Instructions for the task >> Among the entries below, which lines run from the line with "Reproduce this chart with Plotly." through the line with "categories = [(g, f)"? Retype those, both ends included, exactly and without pictures.

____

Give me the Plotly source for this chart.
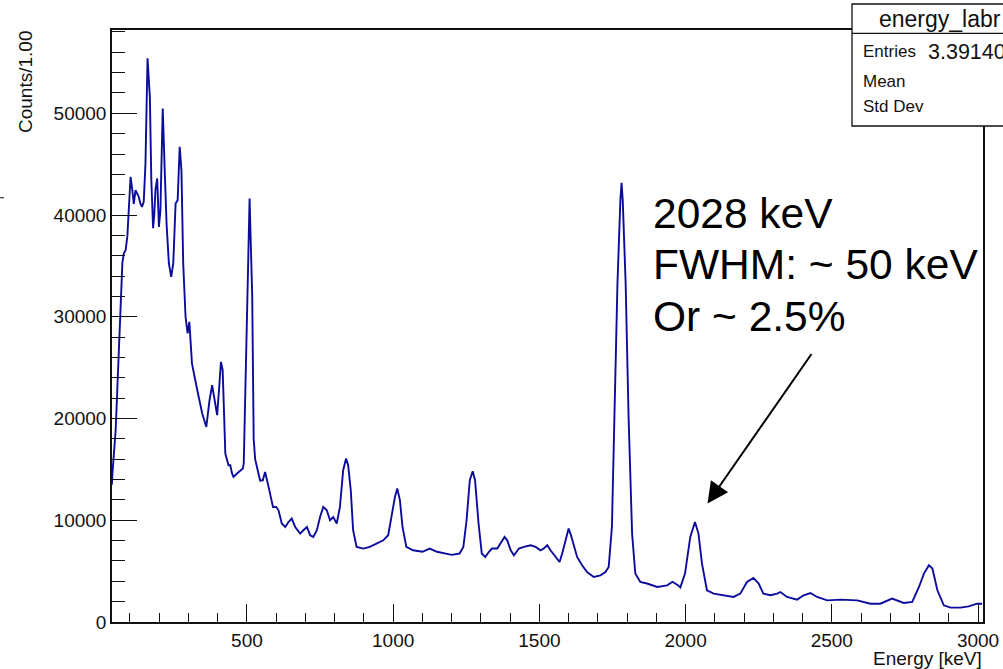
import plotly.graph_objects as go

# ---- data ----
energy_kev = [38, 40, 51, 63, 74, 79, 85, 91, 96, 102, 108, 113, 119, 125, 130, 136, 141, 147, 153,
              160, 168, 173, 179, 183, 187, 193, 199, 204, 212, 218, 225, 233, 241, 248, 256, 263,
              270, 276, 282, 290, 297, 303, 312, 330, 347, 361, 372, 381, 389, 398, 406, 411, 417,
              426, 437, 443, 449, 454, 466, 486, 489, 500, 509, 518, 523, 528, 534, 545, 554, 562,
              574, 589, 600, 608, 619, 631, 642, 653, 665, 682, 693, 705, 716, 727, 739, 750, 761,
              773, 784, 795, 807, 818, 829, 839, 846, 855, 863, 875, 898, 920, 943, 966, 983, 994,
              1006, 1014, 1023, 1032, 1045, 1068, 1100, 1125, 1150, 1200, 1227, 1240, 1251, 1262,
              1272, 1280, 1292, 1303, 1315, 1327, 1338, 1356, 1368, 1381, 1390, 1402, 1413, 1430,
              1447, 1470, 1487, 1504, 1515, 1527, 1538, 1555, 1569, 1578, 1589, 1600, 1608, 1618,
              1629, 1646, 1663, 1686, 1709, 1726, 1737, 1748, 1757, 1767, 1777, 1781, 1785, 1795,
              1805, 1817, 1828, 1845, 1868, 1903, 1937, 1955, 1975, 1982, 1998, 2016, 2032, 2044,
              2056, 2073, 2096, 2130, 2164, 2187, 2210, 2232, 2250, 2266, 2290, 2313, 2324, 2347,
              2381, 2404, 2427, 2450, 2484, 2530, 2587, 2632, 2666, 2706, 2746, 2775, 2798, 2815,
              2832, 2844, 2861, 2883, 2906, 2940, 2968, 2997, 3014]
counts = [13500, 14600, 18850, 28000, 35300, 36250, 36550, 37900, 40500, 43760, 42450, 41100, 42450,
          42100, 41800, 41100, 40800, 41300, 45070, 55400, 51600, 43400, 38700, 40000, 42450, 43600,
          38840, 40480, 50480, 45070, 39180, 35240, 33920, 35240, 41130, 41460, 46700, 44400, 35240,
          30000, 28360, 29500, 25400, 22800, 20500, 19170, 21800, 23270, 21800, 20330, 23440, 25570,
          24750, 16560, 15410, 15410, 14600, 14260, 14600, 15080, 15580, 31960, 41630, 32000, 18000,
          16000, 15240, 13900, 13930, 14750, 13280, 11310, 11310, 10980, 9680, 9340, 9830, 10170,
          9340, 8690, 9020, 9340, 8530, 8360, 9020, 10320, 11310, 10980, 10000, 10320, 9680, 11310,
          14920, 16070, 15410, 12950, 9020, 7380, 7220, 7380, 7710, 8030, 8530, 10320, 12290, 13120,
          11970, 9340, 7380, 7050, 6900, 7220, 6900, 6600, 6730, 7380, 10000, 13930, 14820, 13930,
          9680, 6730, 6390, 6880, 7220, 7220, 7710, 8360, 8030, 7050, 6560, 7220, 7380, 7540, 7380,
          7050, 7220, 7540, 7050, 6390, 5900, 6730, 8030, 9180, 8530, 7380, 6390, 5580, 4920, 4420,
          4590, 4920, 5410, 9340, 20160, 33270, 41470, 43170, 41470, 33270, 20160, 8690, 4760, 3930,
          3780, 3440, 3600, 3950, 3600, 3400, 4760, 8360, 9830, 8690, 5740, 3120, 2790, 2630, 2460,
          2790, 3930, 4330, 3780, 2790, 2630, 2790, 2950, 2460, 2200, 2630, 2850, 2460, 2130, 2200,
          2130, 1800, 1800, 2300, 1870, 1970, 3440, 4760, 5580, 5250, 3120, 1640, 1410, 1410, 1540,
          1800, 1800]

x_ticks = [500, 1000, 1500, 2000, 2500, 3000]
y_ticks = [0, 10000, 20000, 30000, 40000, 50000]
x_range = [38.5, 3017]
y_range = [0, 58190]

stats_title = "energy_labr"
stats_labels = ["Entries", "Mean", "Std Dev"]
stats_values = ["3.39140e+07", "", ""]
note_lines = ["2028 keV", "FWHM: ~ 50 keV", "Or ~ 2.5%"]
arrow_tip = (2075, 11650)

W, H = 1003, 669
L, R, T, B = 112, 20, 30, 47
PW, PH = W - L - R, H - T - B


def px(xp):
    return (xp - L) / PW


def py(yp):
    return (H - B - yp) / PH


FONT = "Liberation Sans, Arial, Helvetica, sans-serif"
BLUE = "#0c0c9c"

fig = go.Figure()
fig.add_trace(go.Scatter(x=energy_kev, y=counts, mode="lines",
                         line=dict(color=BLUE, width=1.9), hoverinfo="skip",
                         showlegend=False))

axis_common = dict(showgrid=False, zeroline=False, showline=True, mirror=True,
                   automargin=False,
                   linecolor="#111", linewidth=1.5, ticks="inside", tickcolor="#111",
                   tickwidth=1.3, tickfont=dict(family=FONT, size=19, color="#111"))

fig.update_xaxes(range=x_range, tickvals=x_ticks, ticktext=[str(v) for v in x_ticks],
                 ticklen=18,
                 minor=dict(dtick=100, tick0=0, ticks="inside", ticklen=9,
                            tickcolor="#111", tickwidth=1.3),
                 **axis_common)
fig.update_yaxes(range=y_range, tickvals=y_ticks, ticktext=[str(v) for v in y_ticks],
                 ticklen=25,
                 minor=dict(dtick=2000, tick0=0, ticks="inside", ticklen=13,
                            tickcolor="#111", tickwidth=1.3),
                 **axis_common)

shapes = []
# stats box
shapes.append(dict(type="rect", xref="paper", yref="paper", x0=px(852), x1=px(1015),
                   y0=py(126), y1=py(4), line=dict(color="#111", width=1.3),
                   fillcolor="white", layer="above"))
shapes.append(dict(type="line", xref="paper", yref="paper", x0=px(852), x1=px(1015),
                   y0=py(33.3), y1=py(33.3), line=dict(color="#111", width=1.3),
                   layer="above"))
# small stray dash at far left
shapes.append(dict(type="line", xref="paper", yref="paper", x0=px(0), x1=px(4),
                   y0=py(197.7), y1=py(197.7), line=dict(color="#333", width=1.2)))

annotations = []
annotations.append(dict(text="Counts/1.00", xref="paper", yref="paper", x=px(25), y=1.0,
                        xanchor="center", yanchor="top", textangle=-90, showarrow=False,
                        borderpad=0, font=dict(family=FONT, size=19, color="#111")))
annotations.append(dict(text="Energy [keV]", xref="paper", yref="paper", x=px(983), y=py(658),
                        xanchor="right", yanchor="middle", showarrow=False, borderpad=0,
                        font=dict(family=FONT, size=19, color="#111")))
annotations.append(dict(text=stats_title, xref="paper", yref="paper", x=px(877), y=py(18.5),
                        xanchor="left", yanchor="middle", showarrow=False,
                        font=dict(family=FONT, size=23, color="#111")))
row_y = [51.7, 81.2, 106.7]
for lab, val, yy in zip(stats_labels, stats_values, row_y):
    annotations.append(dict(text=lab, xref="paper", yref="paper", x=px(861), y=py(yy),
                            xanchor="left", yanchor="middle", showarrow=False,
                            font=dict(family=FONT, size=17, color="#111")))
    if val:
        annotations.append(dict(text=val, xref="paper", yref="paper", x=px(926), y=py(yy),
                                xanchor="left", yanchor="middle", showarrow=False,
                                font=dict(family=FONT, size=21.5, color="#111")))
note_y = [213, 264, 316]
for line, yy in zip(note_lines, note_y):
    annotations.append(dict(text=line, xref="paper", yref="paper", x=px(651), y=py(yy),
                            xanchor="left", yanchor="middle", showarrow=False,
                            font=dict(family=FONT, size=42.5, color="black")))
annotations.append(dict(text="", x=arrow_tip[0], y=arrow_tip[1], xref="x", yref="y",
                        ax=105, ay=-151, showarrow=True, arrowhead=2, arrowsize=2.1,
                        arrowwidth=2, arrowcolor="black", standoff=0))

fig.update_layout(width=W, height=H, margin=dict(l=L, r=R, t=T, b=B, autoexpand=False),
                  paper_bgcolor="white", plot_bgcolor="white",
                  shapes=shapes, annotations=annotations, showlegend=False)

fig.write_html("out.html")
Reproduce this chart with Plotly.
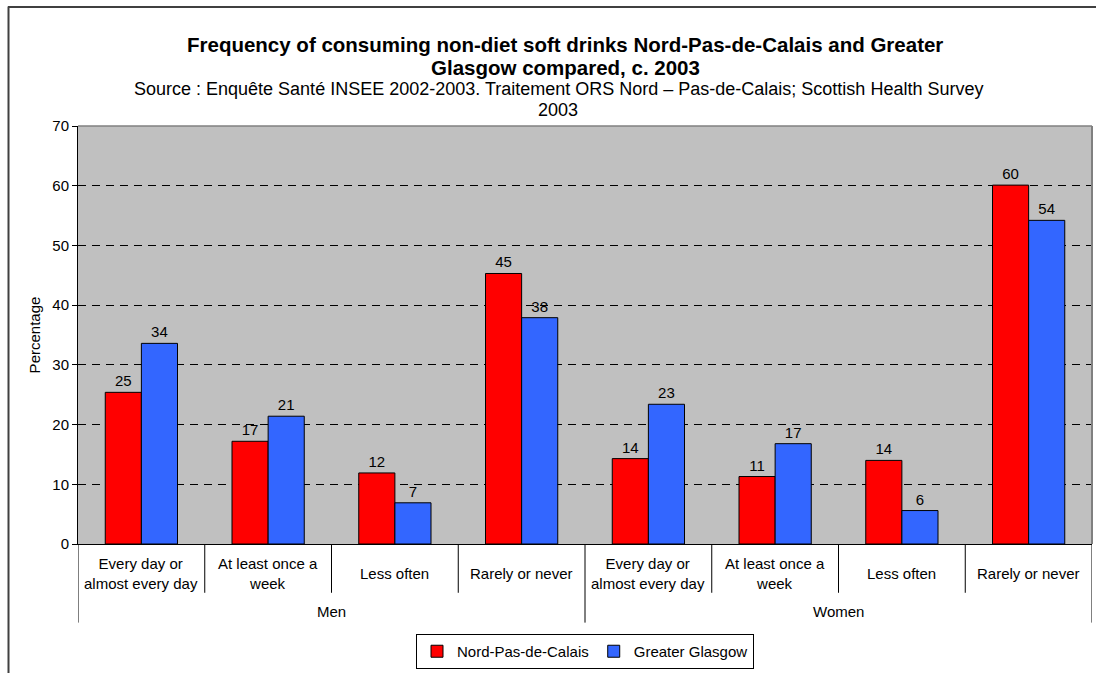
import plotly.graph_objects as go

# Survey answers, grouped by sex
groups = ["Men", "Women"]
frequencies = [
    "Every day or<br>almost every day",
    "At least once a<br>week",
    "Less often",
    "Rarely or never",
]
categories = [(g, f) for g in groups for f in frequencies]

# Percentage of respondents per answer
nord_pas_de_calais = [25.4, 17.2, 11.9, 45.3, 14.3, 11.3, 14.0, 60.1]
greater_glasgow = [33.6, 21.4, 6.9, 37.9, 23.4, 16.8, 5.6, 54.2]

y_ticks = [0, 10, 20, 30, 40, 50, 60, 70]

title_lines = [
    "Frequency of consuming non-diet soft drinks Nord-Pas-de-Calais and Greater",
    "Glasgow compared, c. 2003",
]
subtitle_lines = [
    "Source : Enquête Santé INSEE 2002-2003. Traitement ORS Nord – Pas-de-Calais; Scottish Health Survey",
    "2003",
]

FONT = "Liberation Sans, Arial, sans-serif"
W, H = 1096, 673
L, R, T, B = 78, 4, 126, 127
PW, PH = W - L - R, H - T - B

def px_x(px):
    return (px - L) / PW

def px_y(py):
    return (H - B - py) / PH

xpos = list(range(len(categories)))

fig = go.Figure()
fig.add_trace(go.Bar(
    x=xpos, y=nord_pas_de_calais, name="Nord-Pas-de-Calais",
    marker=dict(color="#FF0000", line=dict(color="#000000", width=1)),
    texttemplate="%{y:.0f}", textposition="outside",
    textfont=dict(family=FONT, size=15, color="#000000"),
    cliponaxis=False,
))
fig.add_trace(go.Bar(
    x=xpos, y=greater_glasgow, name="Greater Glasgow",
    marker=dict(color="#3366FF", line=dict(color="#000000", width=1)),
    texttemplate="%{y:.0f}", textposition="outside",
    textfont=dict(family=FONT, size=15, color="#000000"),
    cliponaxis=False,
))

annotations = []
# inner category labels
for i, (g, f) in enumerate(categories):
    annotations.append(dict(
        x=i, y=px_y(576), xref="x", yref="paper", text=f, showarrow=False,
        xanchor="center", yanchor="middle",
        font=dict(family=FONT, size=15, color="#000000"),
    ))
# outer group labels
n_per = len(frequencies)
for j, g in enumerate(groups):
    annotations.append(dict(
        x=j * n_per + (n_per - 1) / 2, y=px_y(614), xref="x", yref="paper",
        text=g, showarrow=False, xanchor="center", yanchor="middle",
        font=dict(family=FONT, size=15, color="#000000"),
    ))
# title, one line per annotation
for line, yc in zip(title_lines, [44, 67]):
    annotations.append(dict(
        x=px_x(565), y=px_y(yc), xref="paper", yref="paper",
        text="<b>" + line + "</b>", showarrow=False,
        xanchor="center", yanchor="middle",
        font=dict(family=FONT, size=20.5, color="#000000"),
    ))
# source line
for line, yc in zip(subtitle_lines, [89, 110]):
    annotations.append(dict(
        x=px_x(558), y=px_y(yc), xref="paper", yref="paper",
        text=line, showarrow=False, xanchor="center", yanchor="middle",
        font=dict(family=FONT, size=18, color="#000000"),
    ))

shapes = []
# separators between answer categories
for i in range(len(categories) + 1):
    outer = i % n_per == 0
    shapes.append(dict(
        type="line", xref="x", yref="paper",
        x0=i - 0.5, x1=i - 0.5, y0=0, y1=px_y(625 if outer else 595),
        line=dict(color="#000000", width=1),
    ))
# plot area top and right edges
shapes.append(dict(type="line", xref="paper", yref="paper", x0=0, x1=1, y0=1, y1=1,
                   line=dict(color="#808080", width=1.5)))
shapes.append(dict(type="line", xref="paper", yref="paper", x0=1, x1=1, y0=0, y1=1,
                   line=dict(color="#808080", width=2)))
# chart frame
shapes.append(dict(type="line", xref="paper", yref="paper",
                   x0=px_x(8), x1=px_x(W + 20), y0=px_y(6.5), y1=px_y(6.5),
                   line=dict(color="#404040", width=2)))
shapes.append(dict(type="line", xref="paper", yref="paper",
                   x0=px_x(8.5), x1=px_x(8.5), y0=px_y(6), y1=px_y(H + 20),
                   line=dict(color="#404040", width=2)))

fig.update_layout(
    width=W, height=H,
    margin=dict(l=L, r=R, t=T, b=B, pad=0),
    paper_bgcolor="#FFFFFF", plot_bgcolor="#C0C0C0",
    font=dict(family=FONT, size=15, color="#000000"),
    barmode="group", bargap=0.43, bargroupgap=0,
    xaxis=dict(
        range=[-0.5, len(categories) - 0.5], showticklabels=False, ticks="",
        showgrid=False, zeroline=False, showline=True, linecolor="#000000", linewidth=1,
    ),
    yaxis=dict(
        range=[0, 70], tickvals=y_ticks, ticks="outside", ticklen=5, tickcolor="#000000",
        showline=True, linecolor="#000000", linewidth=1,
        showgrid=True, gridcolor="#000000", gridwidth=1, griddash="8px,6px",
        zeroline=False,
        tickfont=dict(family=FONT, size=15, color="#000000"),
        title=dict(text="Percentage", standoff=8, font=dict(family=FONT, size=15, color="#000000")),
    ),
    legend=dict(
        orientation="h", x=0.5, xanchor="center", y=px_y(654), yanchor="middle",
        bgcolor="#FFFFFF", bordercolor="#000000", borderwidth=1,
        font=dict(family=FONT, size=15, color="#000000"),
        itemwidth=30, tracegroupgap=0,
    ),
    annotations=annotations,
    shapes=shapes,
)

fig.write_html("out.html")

____

Response to the task >>
Reproduce this chart with Plotly.
import plotly.graph_objects as go

# Survey answers, grouped by sex
groups = ["Men", "Women"]
frequencies = [
    "Every day or<br>almost every day",
    "At least once a<br>week",
    "Less often",
    "Rarely or never",
]
categories = [(g, f) for g in groups for f in frequencies]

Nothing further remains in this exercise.